Temperatures are slowly dropping around the country. What does this mean for the trucking industry? We saw this last year with one of the worst winters on record and how it caught many in the trucking industry and supply chain off guard.
Trucks got stuck on congested, unplowed highways. Railroads couldn’t clear snow from the tracks fast enough for trains to get through. Snow and ice made it impossible for planes to safely land and take off. As one delay piled on top of the next we saw the supply chain disrupted across North America.
Aspects of the trucking industry and supply chain that are affected by severe weather include:
Severe weather conditions can make it risky and sometimes impossible to deliver their shipments to their destination. Heavy rain, high winds, snow, and ice can cause delays in product being delivered. With delays in product arrival, this can result in low inventory and can sometimes cause a surge in prices if the supply cannot meet the demand.
Weather cannot cause delays in product delivery but can cause issues in production. Also, there could be a shortage of raw materials due to production and this can result in a shortage of finished products.
Develop a plan and be ready when (not if) the bad weather strikes
First, by investing in logistics management/routing software. When road conditions prevent carriers from accessing pre-planned routes, software can help fleet managers re-route and find a viable way to get shipments delivered on time. This software can minimize the time it takes to find safe routes and increase the chance of a timely shipment.
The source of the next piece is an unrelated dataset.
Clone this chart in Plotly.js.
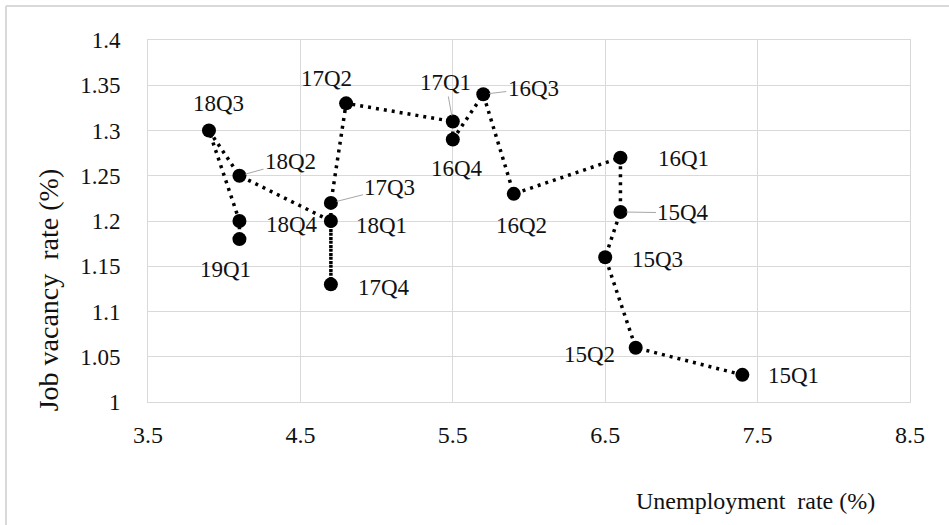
<!DOCTYPE html>
<html>
<head>
<meta charset="utf-8">
<script src="https://cdn.plot.ly/plotly-3.0.1.min.js"></script>
<style>
  html, body { margin: 0; padding: 0; background: #ffffff; }
  #chart { width: 949px; height: 525px; }
</style>
</head>
<body>
<div id="chart"></div>
<script>
// ---- data ----
var quarters = ["15Q1","15Q2","15Q3","15Q4","16Q1","16Q2","16Q3","16Q4",
                "17Q1","17Q2","17Q3","17Q4","18Q1","18Q2","18Q3","18Q4","19Q1"];
var unemploymentRate = [7.4, 6.7, 6.5, 6.6, 6.6, 5.9, 5.7, 5.5,
                        5.5, 4.8, 4.7, 4.7, 4.7, 4.1, 3.9, 4.1, 4.1];
var vacancyRate = [1.03, 1.06, 1.16, 1.21, 1.27, 1.23, 1.34, 1.29,
                   1.31, 1.33, 1.22, 1.13, 1.20, 1.25, 1.30, 1.20, 1.18];
var xTickValues = [3.5, 4.5, 5.5, 6.5, 7.5, 8.5];
var yTickValues = [1, 1.05, 1.1, 1.15, 1.2, 1.25, 1.3, 1.35, 1.4];
var yTickLabels = ["1", "1.05", "1.1", "1.15", "1.2", "1.25", "1.3", "1.35", "1.4"];

// ---- label placement (screen pixel offsets from each point; leader = Excel leader line) ----
var labelPlacement = {
  "15Q1": {dx: 51, dy: 1},   "15Q2": {dx: -46, dy: 7},  "15Q3": {dx: 52, dy: 2},
  "15Q4": {dx: 63, dy: 1, leader: true},                "16Q1": {dx: 63, dy: 1},
  "16Q2": {dx: 8, dy: 32},   "16Q3": {dx: 50, dy: -6, leader: true},
  "16Q4": {dx: 4, dy: 29},   "17Q1": {dx: -7, dy: -39, leader: true},
  "17Q2": {dx: -20, dy: -25},"17Q3": {dx: 59, dy: -15, leader: true},
  "17Q4": {dx: 53, dy: 3},   "18Q1": {dx: 51, dy: 4},
  "18Q2": {dx: 51, dy: -14, leader: true},             "18Q3": {dx: 10, dy: -27},
  "18Q4": {dx: 53, dy: 3},   "19Q1": {dx: -14, dy: 30}
};

var serif = "Liberation Serif";
var textColor = "#111111";
var gridColor = "#d9d9d9";

var trace = {
  type: "scatter",
  mode: "lines+markers",
  x: unemploymentRate,
  y: vacancyRate,
  line: {color: "#000000", width: 3.5, dash: "3px,5px"},
  marker: {color: "#000000", size: 14, symbol: "circle"},
  hoverinfo: "skip",
  showlegend: false
};

var annotations = quarters.map(function (q, i) {
  var p = labelPlacement[q];
  var a = {
    x: unemploymentRate[i], y: vacancyRate[i], xref: "x", yref: "y",
    text: q,
    font: {family: serif, size: 23, color: textColor}
  };
  if (p.leader) {
    a.showarrow = true;
    a.arrowhead = 0;
    a.arrowwidth = 1;
    a.arrowcolor = "#a6a6a6";
    a.standoff = 6;
    a.ax = p.dx; a.ay = p.dy;
  } else {
    a.showarrow = false;
    a.xshift = p.dx; a.yshift = -p.dy;
    a.xanchor = "center"; a.yanchor = "middle";
  }
  return a;
});

annotations.push({
  xref: "paper", yref: "paper", x: 0.797, y: -0.2735,
  xanchor: "center", yanchor: "middle",
  text: "Unemployment&nbsp; rate (%)", showarrow: false,
  font: {family: serif, size: 24, color: textColor}
});
annotations.push({
  xref: "paper", yref: "paper", x: -0.131, y: 0.309,
  xanchor: "center", yanchor: "middle",
  text: "Job vacancy&nbsp; rate (%)", showarrow: false, textangle: -90,
  font: {family: serif, size: 28, color: textColor}
});

var layout = {
  width: 949, height: 525,
  margin: {l: 148, r: 39, t: 40, b: 123},
  paper_bgcolor: "#ffffff",
  plot_bgcolor: "#ffffff",
  font: {family: serif},
  xaxis: {
    range: [3.5, 8.5],
    tickvals: xTickValues,
    ticktext: xTickValues.map(function (v) { return v.toFixed(1); }),
    showgrid: true, gridcolor: gridColor, gridwidth: 1,
    zeroline: false, showline: true, linecolor: gridColor, linewidth: 1, mirror: true,
    ticks: "", ticklabelstandoff: 11,
    tickfont: {family: serif, size: 24, color: textColor}
  },
  yaxis: {
    range: [1, 1.4],
    tickvals: yTickValues,
    ticktext: yTickLabels,
    showgrid: true, gridcolor: gridColor, gridwidth: 1,
    zeroline: false, showline: true, linecolor: gridColor, linewidth: 1, mirror: true,
    ticks: "", ticklabelstandoff: 22,
    tickfont: {family: serif, size: 23, color: textColor}
  },
  annotations: annotations,
  shapes: [
    {type: "line", xref: "paper", yref: "paper", x0: -0.1864, x1: 1.06, y0: 1.094, y1: 1.094,
     line: {color: gridColor, width: 2}},
    {type: "line", xref: "paper", yref: "paper", x0: -0.1864, x1: -0.1864, y0: 1.094, y1: -0.36,
     line: {color: gridColor, width: 2}}
  ]
};

Plotly.newPlot("chart", [trace], layout, {staticPlot: true, displayModeBar: false});
</script>
</body>
</html>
Build a strong relationship with your 3PL
Build a true partnership with your 3PL, loyalty during tough times does count for a lot. We are loyal to the clients that are loyal to us and long term this pays off for both sides.
Appointments can help keep your supply chain on track and reduce confusion and workload. Work with your stakeholder’s to remind them that short term issues call for agility and that once the situation normalizes so can their procedures.
Educate your company, especially your Customer Service and Sales teams about how weather affects capacity. Communication is the key in any situation where your trucking industry and supply chain are impacted by factors beyond your control.
Lastly don’t forget to talk to upper management. Being brought into the loop while the issue is happening will give them insight into why any additional costs or changes were necessary.